A key step in the methodical approach he called for towards the merger was the August 2010 Memorandum of Agreement on the merger which the Abuja branch came up with at his instance. Most of the Memorandum’s positions were pushed by him including the need for an expansive Central Committee. The old SWM CC adopted it after being widely circulated amongst members and considered apt. This was dispatched to the SL which also accepted it.

At the merger conference on January 29, 2011, elements of the memorandum were jettisoned, including: an expansive CC, and; initiating a programme that would lead to the organisation being birthed becoming a registered political party that could stand for elections in the nearest future. The majority of delegates were of the view that the CC be compact and with regards to the SWL that emerged from the merger becoming a party anytime soon, the general view was of this being rather over-ambitious and substitutionist for the working-class.

While he never renounced his membership, including supporting the League where he could, Rasta withdrew from active tendential life. A very stubborn son of a gun, all my entreaties fell on deaf ears. In fact for a brief while, our personal relations were strained. He couldn’t understand how I could have eventually taken up the majority view despite the August Memorandum’s general acceptance. I did convince him though that there was no underhanded understanding and my commitment was simply to ensuring that the new organisation takes off on a firm basis of Conference resolutions. Thus, as I argued (which he accepted but would not go along with), the resolve of Congress was superior to any earlier Memorandum.

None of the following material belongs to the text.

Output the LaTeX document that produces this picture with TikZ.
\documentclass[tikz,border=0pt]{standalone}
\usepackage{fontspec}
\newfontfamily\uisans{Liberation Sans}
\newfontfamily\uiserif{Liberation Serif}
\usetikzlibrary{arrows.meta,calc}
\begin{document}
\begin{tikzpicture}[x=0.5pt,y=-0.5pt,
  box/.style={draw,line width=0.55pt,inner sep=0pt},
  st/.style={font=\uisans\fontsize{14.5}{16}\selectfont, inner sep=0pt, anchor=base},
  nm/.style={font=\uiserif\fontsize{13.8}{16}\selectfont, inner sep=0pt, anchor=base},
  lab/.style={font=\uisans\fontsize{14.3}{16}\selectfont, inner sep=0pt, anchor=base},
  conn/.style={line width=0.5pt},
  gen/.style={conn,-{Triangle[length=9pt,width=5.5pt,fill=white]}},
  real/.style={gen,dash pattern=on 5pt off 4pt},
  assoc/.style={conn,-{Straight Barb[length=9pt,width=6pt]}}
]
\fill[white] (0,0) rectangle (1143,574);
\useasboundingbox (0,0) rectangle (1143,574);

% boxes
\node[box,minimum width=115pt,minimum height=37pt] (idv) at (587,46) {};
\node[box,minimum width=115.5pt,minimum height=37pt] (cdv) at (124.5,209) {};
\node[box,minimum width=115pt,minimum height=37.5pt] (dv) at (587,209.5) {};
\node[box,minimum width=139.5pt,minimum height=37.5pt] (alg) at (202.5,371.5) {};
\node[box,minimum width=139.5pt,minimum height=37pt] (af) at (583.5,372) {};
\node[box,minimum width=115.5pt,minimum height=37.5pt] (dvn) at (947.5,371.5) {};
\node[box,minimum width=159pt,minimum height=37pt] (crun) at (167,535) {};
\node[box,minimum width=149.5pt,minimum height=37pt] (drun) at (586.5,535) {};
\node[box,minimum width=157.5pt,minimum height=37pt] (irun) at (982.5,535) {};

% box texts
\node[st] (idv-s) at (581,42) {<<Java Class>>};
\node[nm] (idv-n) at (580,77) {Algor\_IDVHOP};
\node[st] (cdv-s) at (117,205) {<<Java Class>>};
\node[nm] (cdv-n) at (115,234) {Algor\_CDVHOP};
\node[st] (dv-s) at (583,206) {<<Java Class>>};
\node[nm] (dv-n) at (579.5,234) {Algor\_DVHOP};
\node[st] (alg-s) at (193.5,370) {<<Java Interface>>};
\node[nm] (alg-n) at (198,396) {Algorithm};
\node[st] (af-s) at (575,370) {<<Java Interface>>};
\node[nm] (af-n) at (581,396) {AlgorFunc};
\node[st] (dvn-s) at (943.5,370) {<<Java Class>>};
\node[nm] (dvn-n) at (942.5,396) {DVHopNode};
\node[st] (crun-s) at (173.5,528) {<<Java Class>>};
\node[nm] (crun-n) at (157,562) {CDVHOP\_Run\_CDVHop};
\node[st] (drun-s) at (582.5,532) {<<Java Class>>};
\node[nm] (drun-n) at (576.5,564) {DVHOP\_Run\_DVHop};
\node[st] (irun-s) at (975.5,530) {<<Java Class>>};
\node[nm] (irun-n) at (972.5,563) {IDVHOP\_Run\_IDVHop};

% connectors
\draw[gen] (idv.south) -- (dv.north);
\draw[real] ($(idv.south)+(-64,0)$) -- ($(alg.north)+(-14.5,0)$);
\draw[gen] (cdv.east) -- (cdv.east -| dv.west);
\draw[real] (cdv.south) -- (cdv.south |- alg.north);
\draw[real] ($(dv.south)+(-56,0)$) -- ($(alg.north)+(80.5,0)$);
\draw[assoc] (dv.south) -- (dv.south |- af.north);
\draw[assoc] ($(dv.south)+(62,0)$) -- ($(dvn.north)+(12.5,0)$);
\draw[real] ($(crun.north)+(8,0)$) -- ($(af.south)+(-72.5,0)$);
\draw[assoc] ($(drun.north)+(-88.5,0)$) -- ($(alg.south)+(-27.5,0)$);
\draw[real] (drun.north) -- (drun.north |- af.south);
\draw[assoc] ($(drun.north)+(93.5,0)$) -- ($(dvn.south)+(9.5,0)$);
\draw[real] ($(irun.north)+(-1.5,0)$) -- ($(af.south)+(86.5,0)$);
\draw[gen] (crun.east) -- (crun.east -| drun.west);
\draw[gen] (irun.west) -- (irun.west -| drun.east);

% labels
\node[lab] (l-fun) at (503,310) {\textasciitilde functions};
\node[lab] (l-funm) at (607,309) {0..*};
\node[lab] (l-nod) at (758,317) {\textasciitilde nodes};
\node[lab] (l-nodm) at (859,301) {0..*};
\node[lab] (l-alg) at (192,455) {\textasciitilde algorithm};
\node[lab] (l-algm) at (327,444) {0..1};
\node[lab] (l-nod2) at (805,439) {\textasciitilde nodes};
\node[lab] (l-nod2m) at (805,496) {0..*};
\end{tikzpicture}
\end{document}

Then came the final battle of his life....which eventually took this very life away. He had the first stroke in 2012. The following year, he had the second stroke. That was when he realised that the drugs he got from a general hospital after the first stroke, to manage his high blood pressure had actually expired before it was prescribed! As if things were not bad enough, domestic blows also hit him. An acrimonious split with his partner, who left with their four daughters, was followed months later with the death of his mother, whom he was very close to.

Rasta Paul took all these with philosophical equanimity. Despite his state of health, he also expressed his desire to get more active in the organisation’s life. He proposed the organising of weekly Workers Educational Forums in Ibadan, which he was prepared to fund. His long standing influence in the working class movement there would as well have been invaluable for this project. He had won a number of trade union leaders to this idea at state council and shop floor level.

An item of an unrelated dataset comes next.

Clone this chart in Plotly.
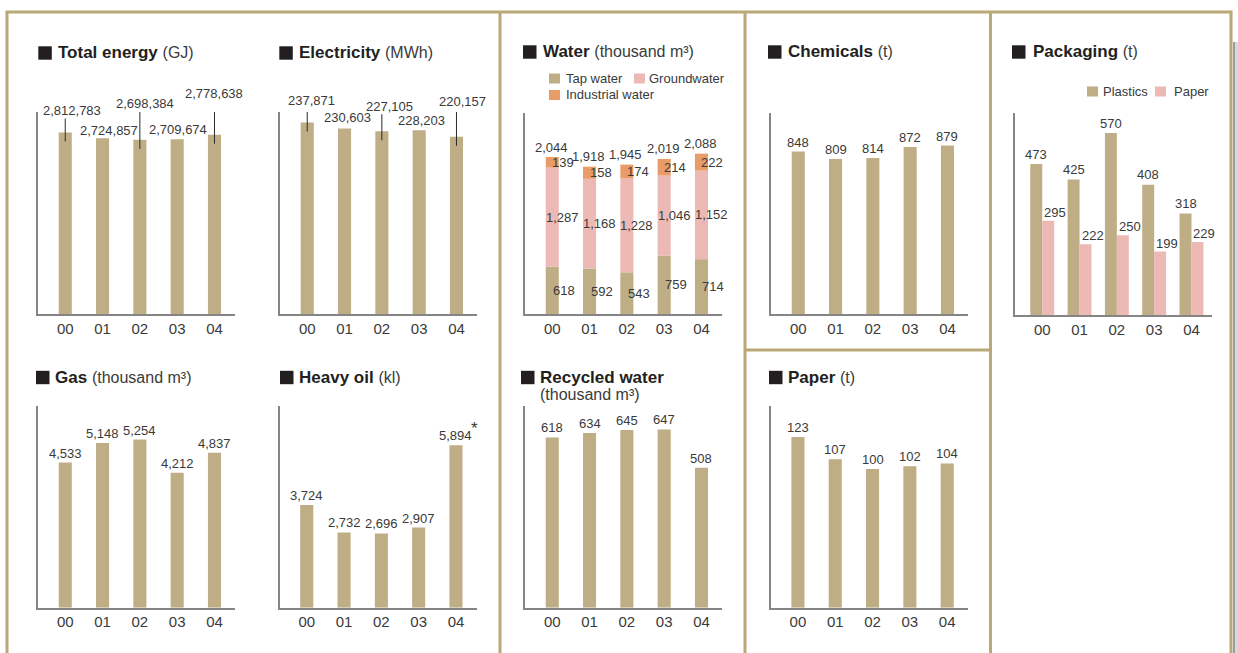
import plotly.graph_objects as go

# ---- data -------------------------------------------------------------
years = ["00", "01", "02", "03", "04"]

total_energy = [2812783, 2724857, 2698384, 2709674, 2778638]      # GJ
electricity = [237871, 230603, 227105, 228203, 220157]            # MWh
gas = [4533, 5148, 5254, 4212, 4837]                              # thousand m3
heavy_oil = [3724, 2732, 2696, 2907, 5894]                        # kl
tap_water = [618, 592, 543, 759, 714]                             # thousand m3
groundwater = [1287, 1168, 1228, 1046, 1152]
industrial_water = [139, 158, 174, 214, 222]
recycled_water = [618, 634, 645, 647, 508]                        # thousand m3
chemicals = [848, 809, 814, 872, 879]                             # t
paper = [123, 107, 100, 102, 104]                                 # t
pack_plastics = [473, 425, 570, 408, 318]                         # t
pack_paper = [295, 222, 250, 199, 229]                            # t

# ---- style ------------------------------------------------------------
W, H = 1238, 653
TAN = "#bead85"
PINK = "#ecb9b5"
ORANGE = "#e99c68"
BORDER = "#baa878"
AXIS = "#858585"
TXT = "#3a3a3a"
DARK = "#231f20"
FONT = "Liberation Sans, Arial, sans-serif"
BAR_W = 0.35
X_RANGE = [-0.73, 4.55]
PANEL_W = 197


def px(x):
    return x / W


def py(y):
    return 1 - y / H


def fmt(v):
    return f"{v:,}"


fig = go.Figure()
layout = dict(
    width=W, height=H, margin=dict(l=0, r=0, t=0, b=0),
    paper_bgcolor="white", plot_bgcolor="rgba(0,0,0,0)",
    showlegend=False, barmode="overlay",
    font=dict(family=FONT, color=TXT),
)
annotations = []
shapes = []

# panel geometry in pixels: axis left, axis top, baseline, y max
panels = {
    "energy": (38, 112, 314, 3.13e6),
    "elec": (280, 112, 314, 2.51e5),
    "water": (525, 113, 314, 2617),
    "chem": (771, 113, 314, 1049),
    "pack": (1015, 113, 315, 633),
    "gas": (38, 405.7, 607.7, 6310),
    "oil": (279.5, 405.7, 607.7, 7330),
    "recyc": (525, 405.7, 607.7, 733),
    "paper": (770.7, 405.7, 607.7, 145.6),
}
axis_ids = {}
for i, (key, (left, top, base, ymax)) in enumerate(panels.items(), start=1):
    sfx = "" if i == 1 else str(i)
    axis_ids[key] = ("x" + sfx, "y" + sfx)
    layout["xaxis" + sfx] = dict(
        domain=[px(left), px(left + PANEL_W)], anchor="y" + sfx,
        range=X_RANGE, tickmode="array", tickvals=list(range(len(years))),
        ticktext=years, showgrid=False, zeroline=False,
        showline=True, linecolor=AXIS, linewidth=1.5, ticks="",
        ticklabelstandoff=0, tickfont=dict(size=15, color=TXT, family=FONT),
        fixedrange=True,
    )
    layout["yaxis" + sfx] = dict(
        domain=[py(base), py(top)], anchor="x" + sfx, range=[0, ymax],
        showgrid=False, zeroline=False, showticklabels=False,
        showline=True, linecolor=AXIS, linewidth=1.5, ticks="",
        fixedrange=True,
    )

xs = list(range(len(years)))


def add_bars(key, values, color, width=BAR_W, offset=None, base=None):
    xa, ya = axis_ids[key]
    kw = dict(x=xs, y=values, marker=dict(color=color, line=dict(width=0)),
              width=width, xaxis=xa, yaxis=ya, hoverinfo="skip")
    if offset is not None:
        kw["offset"] = offset
    if base is not None:
        kw["base"] = base
    fig.add_trace(go.Bar(**kw))


def add_label(key, x, y, text, lift=9.0, xshift=0.0, size=13):
    xa, ya = axis_ids[key]
    annotations.append(dict(
        x=x, y=y, xref=xa, yref=ya, text=text, showarrow=False,
        xanchor="center", yanchor="middle", yshift=lift, xshift=xshift,
        font=dict(size=size, color=TXT, family=FONT),
    ))


def add_leader(key, x, y, down, up):
    xa, ya = axis_ids[key]
    shapes.append(dict(
        type="line", xref=xa, yref=ya, x0=x, x1=x,
        ysizemode="pixel", yanchor=y, y0=-down, y1=up,
        line=dict(color="#2a2a2a", width=1),
    ))


def add_title(sq_x, cy, text, text_x):
    shapes.append(dict(
        type="rect", xref="paper", yref="paper",
        x0=px(sq_x), x1=px(sq_x + 13.5), y0=py(cy + 6.7), y1=py(cy - 6.7),
        fillcolor=DARK, line=dict(width=0),
    ))
    annotations.append(dict(
        x=px(text_x), y=py(cy), xref="paper", yref="paper", text=text,
        showarrow=False, xanchor="left", yanchor="middle", align="left",
        font=dict(size=17, color=DARK, family=FONT),
    ))


def unit(s):
    return f"<span style='font-size:16px;font-weight:normal;fill:#3a3a3a'>{s}</span>"


def add_key(sq_x, cy, color, text, text_x):
    shapes.append(dict(
        type="rect", xref="paper", yref="paper",
        x0=px(sq_x), x1=px(sq_x + 11), y0=py(cy + 5), y1=py(cy - 5),
        fillcolor=color, line=dict(width=0),
    ))
    annotations.append(dict(
        x=px(text_x), y=py(cy), xref="paper", yref="paper", text=text,
        showarrow=False, xanchor="left", yanchor="middle",
        font=dict(size=13, color=TXT, family=FONT),
    ))


# ---- Total energy / Electricity (labels lifted with leader lines) -----
energy_lift = [22, 8, 36, 10, 41]
energy_dx = [7, 6, 5, 1, 0]
elec_lift = [22, 10.5, 25, 9.5, 35]
elec_dx = [4, 3, 8, 2, 6]
leader_idx = [0, 2, 4]

for key, vals, lifts, dxs in (("energy", total_energy, energy_lift, energy_dx),
                              ("elec", electricity, elec_lift, elec_dx)):
    add_bars(key, vals, TAN)
    for k, v in enumerate(vals):
        add_label(key, k, v, fmt(v), lift=lifts[k], xshift=dxs[k])
        if k in leader_idx:
            add_leader(key, k, v, 9, lifts[k] - 8)

# ---- simple single-series panels --------------------------------------
for key, vals in (("gas", gas), ("oil", heavy_oil), ("recyc", recycled_water),
                  ("chem", chemicals), ("paper", paper)):
    add_bars(key, vals, TAN)
    for k, v in enumerate(vals):
        add_label(key, k, v, fmt(v), lift=9.5)

# footnote mark on the last heavy oil value
add_label("oil", 4, heavy_oil[4], "*", lift=17, xshift=18.5, size=17)

# ---- Water (stacked by source) ----------------------------------------
ground_base = tap_water
ind_base = [t + g for t, g in zip(tap_water, groundwater)]
water_total = [b + i for b, i in zip(ind_base, industrial_water)]
add_bars("water", tap_water, TAN)
add_bars("water", groundwater, PINK, base=ground_base)
add_bars("water", industrial_water, ORANGE, base=ind_base)
for k in xs:
    add_label("water", k, tap_water[k] / 2, fmt(tap_water[k]), lift=0, xshift=12)
    add_label("water", k, ground_base[k] + groundwater[k] / 2,
              fmt(groundwater[k]), lift=0, xshift=10)
    add_label("water", k, ind_base[k] + industrial_water[k] / 2,
              fmt(industrial_water[k]), lift=0, xshift=11)
    add_label("water", k, water_total[k], fmt(water_total[k]), lift=10, xshift=-1)

# ---- Packaging (grouped) ----------------------------------------------
PW = 0.32
add_bars("pack", pack_plastics, TAN, width=PW, offset=-PW)
add_bars("pack", pack_paper, PINK, width=PW, offset=0)
for k in xs:
    add_label("pack", k - PW / 2, pack_plastics[k], fmt(pack_plastics[k]), lift=10)
    add_label("pack", k + PW / 2, pack_paper[k], fmt(pack_paper[k]), lift=8.5, xshift=7)

# ---- titles and keys --------------------------------------------------
add_title(38.3, 53, "<b>Total energy</b> " + unit("(GJ)"), 56)
add_title(279.3, 53, "<b>Electricity</b> " + unit("(MWh)"), 296.5)
add_title(523, 52, "<b>Water</b> " + unit("(thousand m³)"), 541)
add_title(768, 52, "<b>Chemicals</b> " + unit("(t)"), 786)
add_title(1012, 52, "<b>Packaging</b> " + unit("(t)"), 1031)
add_title(36, 377.5, "<b>Gas</b> " + unit("(thousand m³)"), 52.5)
add_title(280, 377.5, "<b>Heavy oil</b> " + unit("(kl)"), 296.5)
add_title(521, 377.5, "<b>Recycled water</b>", 537.5)
annotations.append(dict(
    x=px(537.5), y=py(394), xref="paper", yref="paper", text="(thousand m³)",
    showarrow=False, xanchor="left", yanchor="middle",
    font=dict(size=16, color=TXT, family=FONT),
))
add_title(769, 377.5, "<b>Paper</b> " + unit("(t)"), 786)

add_key(549, 78.5, TAN, "Tap water", 564)
add_key(634, 78.5, PINK, "Groundwater", 647)
add_key(549, 95, ORANGE, "Industrial water", 564)
add_key(1087, 91.5, TAN, "Plastics", 1101)
add_key(1155, 91.5, PINK, "Paper", 1172)

# ---- frame lines between the panels -----------------------------------
def frame(x0, y0, x1, y1):
    shapes.append(dict(type="line", xref="paper", yref="paper",
                       x0=px(x0), y0=py(y0), x1=px(x1), y1=py(y1),
                       line=dict(color=BORDER, width=3)))


frame(5.5, 12, 1232.5, 12)
frame(7, 12, 7, 653)
frame(500, 12, 500, 653)
frame(745, 12, 745, 653)
frame(990.5, 12, 990.5, 653)
frame(745, 350, 990.5, 350)
frame(1231, 12, 1231, 653)

# page edge shading at the far right
shapes.append(dict(type="rect", xref="paper", yref="paper",
                   x0=px(1233), x1=px(1235), y0=0, y1=py(42),
                   fillcolor="#9c9c9c", line=dict(width=0)))
shapes.append(dict(type="rect", xref="paper", yref="paper",
                   x0=px(1235), x1=1, y0=0, y1=py(42),
                   fillcolor="#d9d9d9", line=dict(width=0)))

layout["annotations"] = annotations
layout["shapes"] = shapes
fig.update_layout(**layout)
fig.write_html("out.html")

The project could not commence before the end of 2014 due to his ill health. The Oyo state contingent arrived pretty late at Enugu on January 12. They stayed at Tommylyn hotel where the Women Leadership Workshop I was facilitating was taking place. As soon as they arrived there, Comrade Ayobami, the state chairman informed me that “your brother’s health is pretty bad”. I had to leave the workshop appealing to Comrade Eris Ibi the Deputy Chairperson of the National Women Commission to stand in for me. We spent almost three hours talking. One of the main points we discussed was the need for him to make peace with Sola, his partner. He agreed to do this.

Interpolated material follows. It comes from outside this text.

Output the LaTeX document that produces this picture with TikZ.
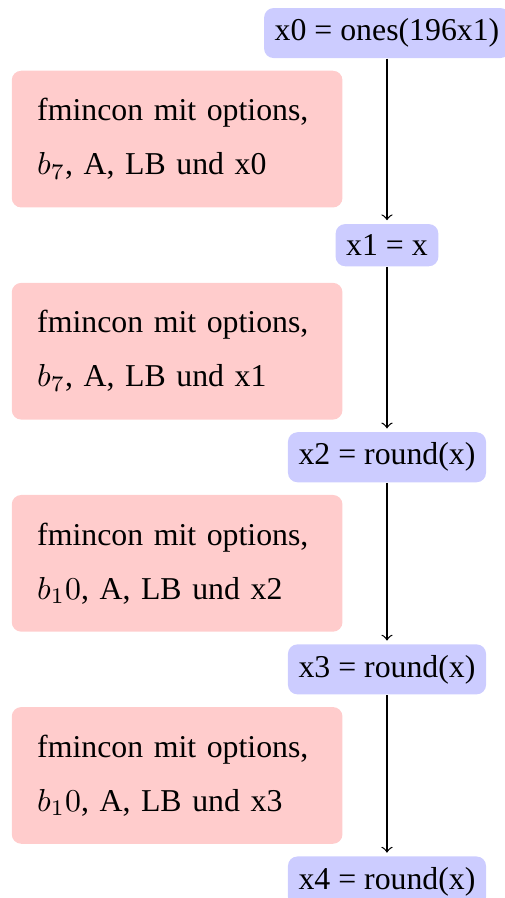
\documentclass[tikz,border=0pt]{standalone}
\usepackage{fontspec}
\setmainfont{Liberation Serif}
\usepackage{tikz}
\usetikzlibrary{positioning,calc,arrows}
\tikzstyle{wert}=[rectangle,rounded corners=3pt,fill=blue!20]
\tikzstyle{schritt}=[rectangle,rounded corners=3pt,fill=red!20,text width=88pt,inner sep=8pt,minimum height=43pt,align=left]

\begin{document}
\begin{tikzpicture}[shorten >=1pt,node distance=66.7pt,on grid,auto]
    \useasboundingbox (-121.7pt,10.4pt) rectangle (37.1pt,-272pt);

          \node[wert] (x_0)                {x0 = ones(196x1)};
          \node[wert] (x_1) [below=of x_0] {x1 = x};
          \node[wert] (x_2) [below=of x_1] {x2 = round(x)};
          \node[wert] (x_3) [below=of x_2] {x3 = round(x)};
          \node[wert] (x_4) [below=of x_3] {x4 = round(x)};

          \coordinate (m_1) at ($(x_0)!0.5!(x_1)$);
          \coordinate (m_2) at ($(x_1)!0.5!(x_2)$);
          \coordinate (m_3) at ($(x_2)!0.5!(x_3)$);
          \coordinate (m_4) at ($(x_3)!0.5!(x_4)$);

          \node[schritt] (f_1) [left=13.8pt of m_1] {fmincon mit options,\\[5pt] $b_7$, A, LB und x0};
          \node[schritt] (f_2) [left=13.8pt of m_2] {fmincon mit options,\\[5pt] $b_7$, A, LB und x1};
          \node[schritt] (f_3) [left=13.8pt of m_3] {fmincon mit options,\\[5pt] $b_10$, A, LB und x2};
          \node[schritt] (f_4) [left=13.8pt of m_4] {fmincon mit options,\\[5pt] $b_10$, A, LB und x3};

          \path[->] (x_0) edge (x_1)
                    (x_1) edge (x_2)
                    (x_2) edge (x_3)
                    (x_3) edge (x_4);
        \end{tikzpicture}
\end{document}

Unfortunately, that and all the dreams and goals Rasta still had in mind have come to an abrupt end. He died this morning, alone when the grim reaper came calling. I actually wonder how I have been able to write this through the hail of mist before me. For once, not even the rolling out of Socialist Worker from the press can lift my spirit. I have lost a brother, a friend, a comrade. The working class has lost one of its most committed and very dogged organisers. Mayism has lost one of its most thorough historical cadre.


Good night Sam Paul......Rest in Power, Rasta!